More importantly, you protect trust. Embedding democratization into your ETL or ELT pipelines ensures that data governance, quality checks, and permissions carry through to the point of access. That means less confusion, fewer duplicates, and better decisions at every level of the org.
If you want to scale access without losing control, integration is where it starts.
How Should You Choose the Right Data Democratization Tools for Your Organization?
Not every data platform is built for democratization. The right solution balances usability, flexibility, and governance.
Look for tools that offer:
- Role-Based Access Controls (RBAC): Limit exposure to sensitive data.
- Integrated Metadata & Lineage: Understand data context and flow.
- Search & Discovery Features: Quickly locate datasets or metrics.
- AI/Natural-Language Search: Reduce barriers for non-technical users.
- Governance Capabilities: Support for compliance (GDPR, HIPAA, SOC 2).
- Seamless Integration: Compatibility with tools like Airbyte Cloud or modern ELT stacks.

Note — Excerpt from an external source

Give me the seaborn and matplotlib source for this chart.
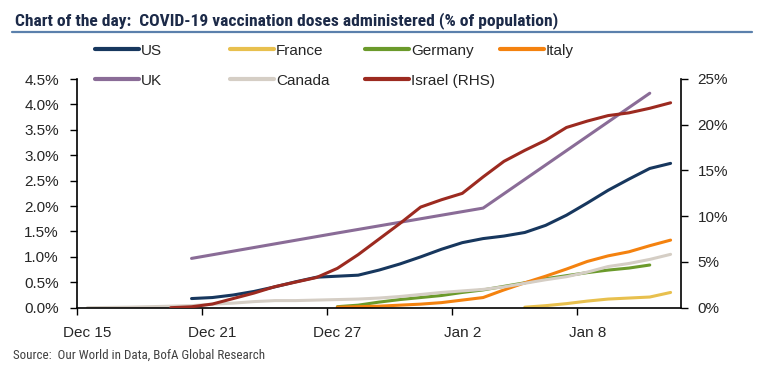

Final Thoughts: Build Access Without Losing Control
Data democratization only works if it scales with security and usability. ELT platforms like Airbyte Cloud make this easy by embedding governance, access, and freshness right into your data pipelines.
If your teams are blocked by tickets, or if your analysts are burned out answering the same questions repeatedly — it's time to modernize. Democratize data with the right tools in 2025, and you'll unlock faster decisions, greater innovation, and a culture where everyone trusts the data they use.
Frequently Asked Questions
1. What is data democratization?
Data democratization is the process of making data accessible to everyone within an organization, regardless of their technical skill level. It ensures that business users can access, explore, and use data without relying heavily on engineering teams.
2. Why is data democratization important in 2025?
In 2025, the pace of decision-making is faster than ever. Data democratization ensures that employees at all levels can make informed decisions quickly using real-time, governed data.
3. How does Airbyte Cloud support data democratization?
Airbyte Cloud enables democratization by integrating governed data access into ELT pipelines. It offers role-based access control, 600+ connectors, and a no-code interface to enable business users to work with data safely and easily.
4. What's the difference between a BI tool and a data democratization platform?
While BI tools are focused on data visualization and reporting, data democratization platforms prioritize governed, self-service access to raw or transformed data — often including metadata management, discovery, and integration with ELT stacks.
5. How do I maintain data governance while democratizing access?
Choose tools with built-in RBAC, data lineage, audit trails, and compliance support (GDPR, HIPAA, SOC 2). Embedding governance into the data pipeline, like with Airbyte Cloud, ensures democratization doesn't compromise data integrity.